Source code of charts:

——

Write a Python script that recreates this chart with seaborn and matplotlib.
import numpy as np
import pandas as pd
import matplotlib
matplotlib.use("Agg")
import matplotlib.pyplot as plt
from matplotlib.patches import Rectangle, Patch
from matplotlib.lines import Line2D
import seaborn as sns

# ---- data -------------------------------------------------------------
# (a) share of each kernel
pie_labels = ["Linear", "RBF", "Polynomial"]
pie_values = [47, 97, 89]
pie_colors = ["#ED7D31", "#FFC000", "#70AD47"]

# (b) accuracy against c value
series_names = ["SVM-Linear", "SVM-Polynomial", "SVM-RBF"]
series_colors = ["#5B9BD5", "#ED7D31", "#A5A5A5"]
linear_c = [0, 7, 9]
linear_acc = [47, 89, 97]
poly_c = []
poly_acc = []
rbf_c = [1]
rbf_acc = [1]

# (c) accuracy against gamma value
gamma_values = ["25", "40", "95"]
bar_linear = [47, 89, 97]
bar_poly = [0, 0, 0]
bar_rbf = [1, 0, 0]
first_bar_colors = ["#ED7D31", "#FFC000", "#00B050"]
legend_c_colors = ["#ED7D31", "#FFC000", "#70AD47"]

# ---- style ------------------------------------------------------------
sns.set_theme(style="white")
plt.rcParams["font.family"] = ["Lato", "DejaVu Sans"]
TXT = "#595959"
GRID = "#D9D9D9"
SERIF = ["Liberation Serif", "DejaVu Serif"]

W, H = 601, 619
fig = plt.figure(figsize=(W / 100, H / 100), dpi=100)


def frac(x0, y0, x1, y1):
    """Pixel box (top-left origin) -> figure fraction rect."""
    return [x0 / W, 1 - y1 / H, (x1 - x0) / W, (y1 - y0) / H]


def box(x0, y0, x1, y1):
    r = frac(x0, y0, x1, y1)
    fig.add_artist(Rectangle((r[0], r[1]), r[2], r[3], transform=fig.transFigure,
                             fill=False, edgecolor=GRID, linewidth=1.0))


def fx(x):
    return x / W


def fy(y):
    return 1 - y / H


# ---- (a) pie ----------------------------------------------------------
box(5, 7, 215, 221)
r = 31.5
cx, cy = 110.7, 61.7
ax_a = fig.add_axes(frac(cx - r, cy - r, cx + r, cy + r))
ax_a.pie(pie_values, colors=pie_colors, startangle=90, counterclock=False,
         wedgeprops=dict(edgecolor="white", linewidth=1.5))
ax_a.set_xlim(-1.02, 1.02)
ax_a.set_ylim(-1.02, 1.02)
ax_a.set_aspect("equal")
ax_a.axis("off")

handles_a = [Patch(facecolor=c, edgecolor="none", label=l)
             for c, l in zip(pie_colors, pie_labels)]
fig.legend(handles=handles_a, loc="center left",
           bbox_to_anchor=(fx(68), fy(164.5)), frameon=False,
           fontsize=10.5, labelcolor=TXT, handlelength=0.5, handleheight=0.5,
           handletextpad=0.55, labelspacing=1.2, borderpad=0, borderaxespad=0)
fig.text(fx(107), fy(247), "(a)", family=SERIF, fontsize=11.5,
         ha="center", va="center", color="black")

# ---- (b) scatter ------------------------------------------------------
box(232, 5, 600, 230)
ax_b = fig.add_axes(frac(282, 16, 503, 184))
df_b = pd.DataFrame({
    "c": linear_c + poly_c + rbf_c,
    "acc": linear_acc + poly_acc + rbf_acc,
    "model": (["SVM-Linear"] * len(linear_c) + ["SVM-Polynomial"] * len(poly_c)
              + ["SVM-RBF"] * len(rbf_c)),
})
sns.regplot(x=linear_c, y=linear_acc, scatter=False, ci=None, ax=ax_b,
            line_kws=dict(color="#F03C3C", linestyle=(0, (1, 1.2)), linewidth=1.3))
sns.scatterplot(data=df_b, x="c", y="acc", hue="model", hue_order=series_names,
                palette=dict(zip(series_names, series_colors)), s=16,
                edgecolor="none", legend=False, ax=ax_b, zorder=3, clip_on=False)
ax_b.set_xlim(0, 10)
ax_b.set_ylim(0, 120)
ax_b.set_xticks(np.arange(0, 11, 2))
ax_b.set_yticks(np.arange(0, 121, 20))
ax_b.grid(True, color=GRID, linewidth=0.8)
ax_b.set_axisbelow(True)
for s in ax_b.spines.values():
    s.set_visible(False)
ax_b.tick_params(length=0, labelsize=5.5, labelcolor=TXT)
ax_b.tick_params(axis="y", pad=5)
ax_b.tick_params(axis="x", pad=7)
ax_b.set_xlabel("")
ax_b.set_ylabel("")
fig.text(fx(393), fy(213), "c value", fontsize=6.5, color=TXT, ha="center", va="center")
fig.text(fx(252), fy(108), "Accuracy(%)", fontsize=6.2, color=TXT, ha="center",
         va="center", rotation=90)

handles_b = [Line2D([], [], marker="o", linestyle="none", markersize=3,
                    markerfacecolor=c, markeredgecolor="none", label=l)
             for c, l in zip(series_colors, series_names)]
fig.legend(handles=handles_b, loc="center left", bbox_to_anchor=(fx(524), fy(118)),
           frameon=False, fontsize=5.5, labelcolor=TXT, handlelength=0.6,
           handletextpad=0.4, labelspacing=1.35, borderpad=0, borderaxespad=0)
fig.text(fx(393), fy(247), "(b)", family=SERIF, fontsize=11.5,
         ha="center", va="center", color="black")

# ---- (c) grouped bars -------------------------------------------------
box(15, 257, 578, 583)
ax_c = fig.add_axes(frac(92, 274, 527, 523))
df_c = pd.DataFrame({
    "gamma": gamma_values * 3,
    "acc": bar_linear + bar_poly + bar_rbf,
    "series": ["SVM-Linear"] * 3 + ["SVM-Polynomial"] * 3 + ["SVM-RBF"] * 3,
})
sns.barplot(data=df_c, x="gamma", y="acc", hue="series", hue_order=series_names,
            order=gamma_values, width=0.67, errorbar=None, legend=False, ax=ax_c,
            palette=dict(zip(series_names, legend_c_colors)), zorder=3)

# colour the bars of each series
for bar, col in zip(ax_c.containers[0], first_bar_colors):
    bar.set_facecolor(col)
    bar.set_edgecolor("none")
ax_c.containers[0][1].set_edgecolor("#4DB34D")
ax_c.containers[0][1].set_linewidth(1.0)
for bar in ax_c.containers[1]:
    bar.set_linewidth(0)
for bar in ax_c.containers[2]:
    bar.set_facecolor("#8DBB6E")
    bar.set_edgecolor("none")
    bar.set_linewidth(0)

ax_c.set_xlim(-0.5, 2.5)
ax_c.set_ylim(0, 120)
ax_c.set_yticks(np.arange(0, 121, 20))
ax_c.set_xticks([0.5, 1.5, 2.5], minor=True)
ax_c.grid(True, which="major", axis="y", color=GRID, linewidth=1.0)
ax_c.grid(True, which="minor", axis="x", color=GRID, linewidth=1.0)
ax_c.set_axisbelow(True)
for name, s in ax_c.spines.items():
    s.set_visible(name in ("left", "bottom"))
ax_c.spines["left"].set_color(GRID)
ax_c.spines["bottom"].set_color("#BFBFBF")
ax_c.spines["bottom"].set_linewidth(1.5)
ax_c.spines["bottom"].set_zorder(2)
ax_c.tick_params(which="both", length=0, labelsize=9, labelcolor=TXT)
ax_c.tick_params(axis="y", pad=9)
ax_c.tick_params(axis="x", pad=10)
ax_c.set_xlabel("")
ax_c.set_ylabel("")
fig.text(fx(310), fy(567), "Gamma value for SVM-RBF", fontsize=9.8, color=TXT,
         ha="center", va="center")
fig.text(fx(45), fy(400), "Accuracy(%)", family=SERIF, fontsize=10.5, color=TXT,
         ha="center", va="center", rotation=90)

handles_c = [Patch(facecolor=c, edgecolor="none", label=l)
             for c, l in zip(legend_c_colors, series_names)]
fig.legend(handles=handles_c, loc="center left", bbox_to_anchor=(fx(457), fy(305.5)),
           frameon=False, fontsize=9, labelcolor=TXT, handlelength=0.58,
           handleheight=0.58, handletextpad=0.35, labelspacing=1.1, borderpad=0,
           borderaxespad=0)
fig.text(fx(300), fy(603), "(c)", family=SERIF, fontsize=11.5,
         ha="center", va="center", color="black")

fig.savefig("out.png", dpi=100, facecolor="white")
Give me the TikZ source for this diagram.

——

WRITTEN PROBLEM
Determine how many lines of the data contain "this" and give nothing but that number.

EXERCISE SOLUTION
2